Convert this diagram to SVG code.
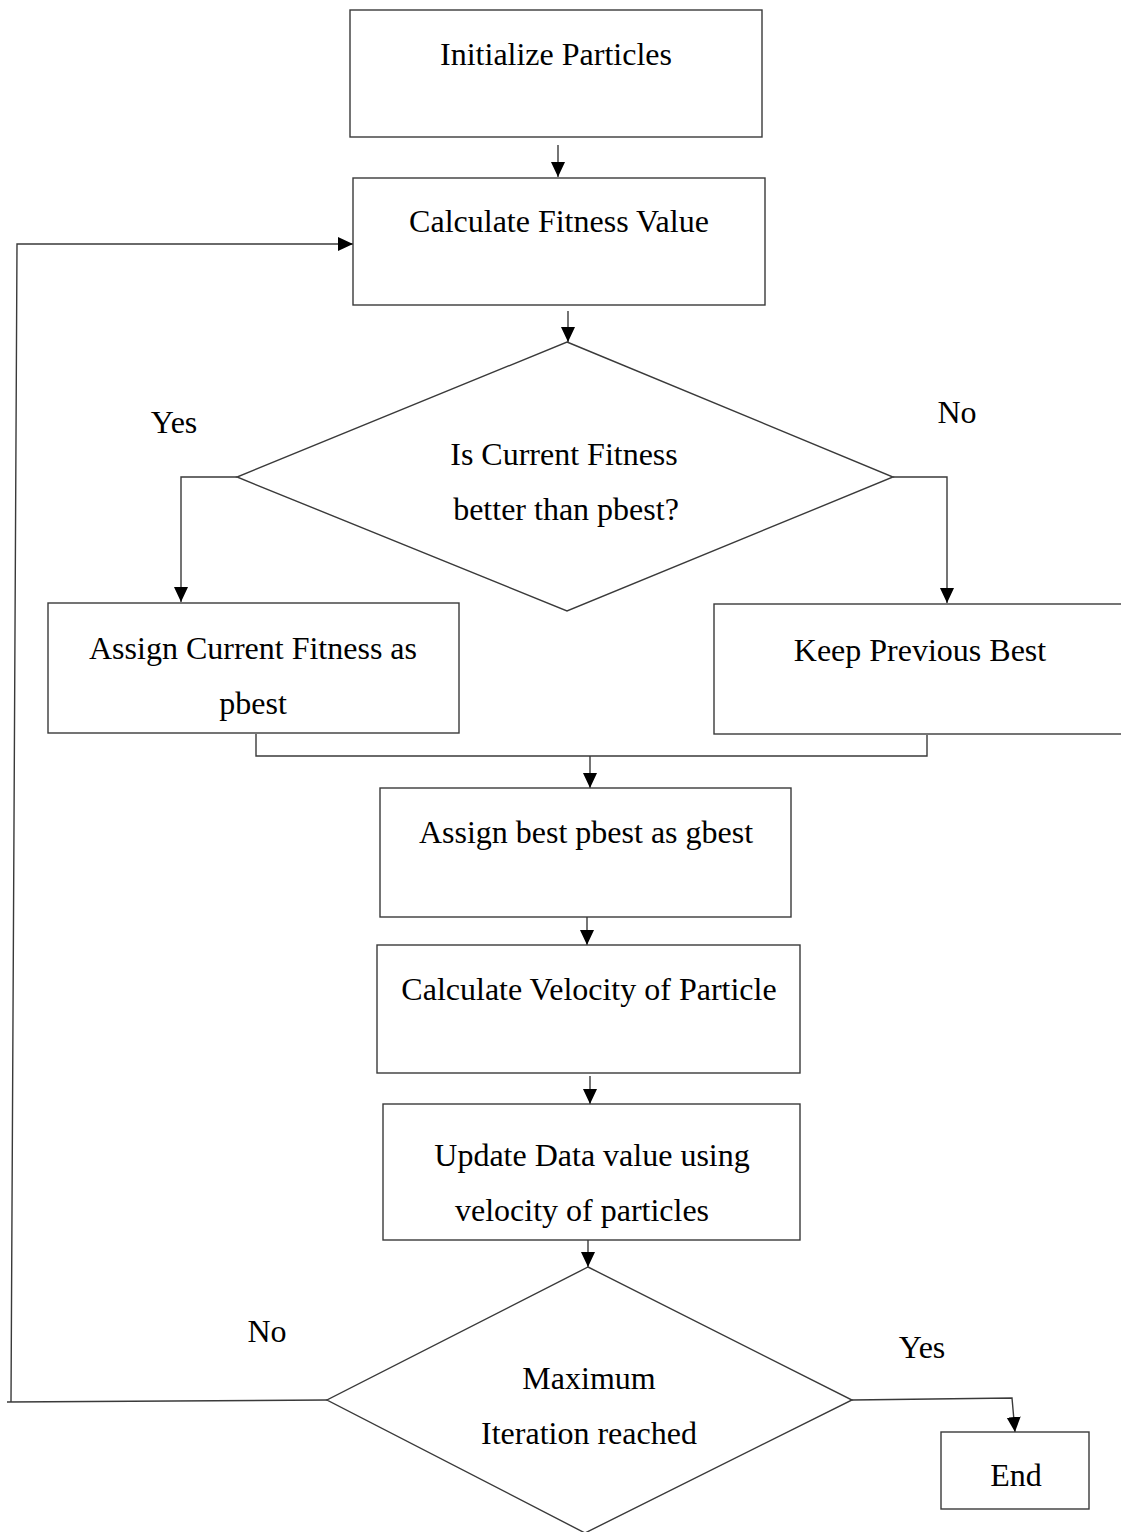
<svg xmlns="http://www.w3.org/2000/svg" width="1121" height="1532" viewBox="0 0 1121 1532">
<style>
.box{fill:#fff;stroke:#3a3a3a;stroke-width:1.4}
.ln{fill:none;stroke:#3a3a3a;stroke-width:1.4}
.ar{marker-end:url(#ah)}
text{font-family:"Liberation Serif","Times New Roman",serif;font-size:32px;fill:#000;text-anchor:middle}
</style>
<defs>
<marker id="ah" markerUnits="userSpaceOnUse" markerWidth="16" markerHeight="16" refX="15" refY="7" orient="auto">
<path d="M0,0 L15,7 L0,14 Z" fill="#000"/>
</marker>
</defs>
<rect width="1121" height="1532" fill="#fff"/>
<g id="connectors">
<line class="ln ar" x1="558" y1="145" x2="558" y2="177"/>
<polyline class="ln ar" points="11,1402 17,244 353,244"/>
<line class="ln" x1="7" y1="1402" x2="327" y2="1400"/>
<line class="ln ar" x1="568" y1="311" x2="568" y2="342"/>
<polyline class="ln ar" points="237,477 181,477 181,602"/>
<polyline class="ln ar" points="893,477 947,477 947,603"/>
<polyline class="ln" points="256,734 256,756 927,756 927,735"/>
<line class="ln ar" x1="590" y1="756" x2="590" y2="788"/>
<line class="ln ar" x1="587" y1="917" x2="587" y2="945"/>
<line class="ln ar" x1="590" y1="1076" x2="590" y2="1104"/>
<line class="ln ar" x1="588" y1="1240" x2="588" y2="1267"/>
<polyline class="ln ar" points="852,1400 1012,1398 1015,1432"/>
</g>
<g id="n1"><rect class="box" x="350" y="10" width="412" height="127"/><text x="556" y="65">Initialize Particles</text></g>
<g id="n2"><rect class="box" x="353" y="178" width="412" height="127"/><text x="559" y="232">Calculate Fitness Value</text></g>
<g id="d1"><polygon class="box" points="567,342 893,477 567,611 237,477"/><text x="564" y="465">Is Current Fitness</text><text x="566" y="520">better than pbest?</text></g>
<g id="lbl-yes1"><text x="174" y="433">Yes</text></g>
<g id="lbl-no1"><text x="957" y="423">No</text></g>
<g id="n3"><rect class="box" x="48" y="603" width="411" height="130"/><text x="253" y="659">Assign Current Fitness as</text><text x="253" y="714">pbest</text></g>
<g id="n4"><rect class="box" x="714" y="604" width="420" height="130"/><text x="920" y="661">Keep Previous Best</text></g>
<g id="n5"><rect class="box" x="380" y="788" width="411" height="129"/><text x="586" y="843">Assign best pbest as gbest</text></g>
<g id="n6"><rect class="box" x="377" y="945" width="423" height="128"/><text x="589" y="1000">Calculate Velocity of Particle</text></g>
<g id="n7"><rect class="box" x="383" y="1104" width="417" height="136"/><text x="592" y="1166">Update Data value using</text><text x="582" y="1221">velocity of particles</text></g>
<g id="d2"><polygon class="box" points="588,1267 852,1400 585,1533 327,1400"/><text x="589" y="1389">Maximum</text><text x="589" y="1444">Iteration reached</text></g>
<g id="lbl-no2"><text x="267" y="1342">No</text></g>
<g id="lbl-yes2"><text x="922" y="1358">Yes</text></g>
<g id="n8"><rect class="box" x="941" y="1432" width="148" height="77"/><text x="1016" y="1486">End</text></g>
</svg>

TASK STATEMENT ::
Without the pictures, print the whole listing exactly as given.

FINAL ANSWER ::
Convert this diagram to SVG code.
<svg xmlns="http://www.w3.org/2000/svg" width="1121" height="1532" viewBox="0 0 1121 1532">
<style>
.box{fill:#fff;stroke:#3a3a3a;stroke-width:1.4}
.ln{fill:none;stroke:#3a3a3a;stroke-width:1.4}
.ar{marker-end:url(#ah)}
text{font-family:"Liberation Serif","Times New Roman",serif;font-size:32px;fill:#000;text-anchor:middle}
</style>
<defs>
<marker id="ah" markerUnits="userSpaceOnUse" markerWidth="16" markerHeight="16" refX="15" refY="7" orient="auto">
<path d="M0,0 L15,7 L0,14 Z" fill="#000"/>
</marker>
</defs>
<rect width="1121" height="1532" fill="#fff"/>
<g id="connectors">
<line class="ln ar" x1="558" y1="145" x2="558" y2="177"/>
<polyline class="ln ar" points="11,1402 17,244 353,244"/>
<line class="ln" x1="7" y1="1402" x2="327" y2="1400"/>
<line class="ln ar" x1="568" y1="311" x2="568" y2="342"/>
<polyline class="ln ar" points="237,477 181,477 181,602"/>
<polyline class="ln ar" points="893,477 947,477 947,603"/>
<polyline class="ln" points="256,734 256,756 927,756 927,735"/>
<line class="ln ar" x1="590" y1="756" x2="590" y2="788"/>
<line class="ln ar" x1="587" y1="917" x2="587" y2="945"/>
<line class="ln ar" x1="590" y1="1076" x2="590" y2="1104"/>
<line class="ln ar" x1="588" y1="1240" x2="588" y2="1267"/>
<polyline class="ln ar" points="852,1400 1012,1398 1015,1432"/>
</g>
<g id="n1"><rect class="box" x="350" y="10" width="412" height="127"/><text x="556" y="65">Initialize Particles</text></g>
<g id="n2"><rect class="box" x="353" y="178" width="412" height="127"/><text x="559" y="232">Calculate Fitness Value</text></g>
<g id="d1"><polygon class="box" points="567,342 893,477 567,611 237,477"/><text x="564" y="465">Is Current Fitness</text><text x="566" y="520">better than pbest?</text></g>
<g id="lbl-yes1"><text x="174" y="433">Yes</text></g>
<g id="lbl-no1"><text x="957" y="423">No</text></g>
<g id="n3"><rect class="box" x="48" y="603" width="411" height="130"/><text x="253" y="659">Assign Current Fitness as</text><text x="253" y="714">pbest</text></g>
<g id="n4"><rect class="box" x="714" y="604" width="420" height="130"/><text x="920" y="661">Keep Previous Best</text></g>
<g id="n5"><rect class="box" x="380" y="788" width="411" height="129"/><text x="586" y="843">Assign best pbest as gbest</text></g>
<g id="n6"><rect class="box" x="377" y="945" width="423" height="128"/><text x="589" y="1000">Calculate Velocity of Particle</text></g>
<g id="n7"><rect class="box" x="383" y="1104" width="417" height="136"/><text x="592" y="1166">Update Data value using</text><text x="582" y="1221">velocity of particles</text></g>
<g id="d2"><polygon class="box" points="588,1267 852,1400 585,1533 327,1400"/><text x="589" y="1389">Maximum</text><text x="589" y="1444">Iteration reached</text></g>
<g id="lbl-no2"><text x="267" y="1342">No</text></g>
<g id="lbl-yes2"><text x="922" y="1358">Yes</text></g>
<g id="n8"><rect class="box" x="941" y="1432" width="148" height="77"/><text x="1016" y="1486">End</text></g>
</svg>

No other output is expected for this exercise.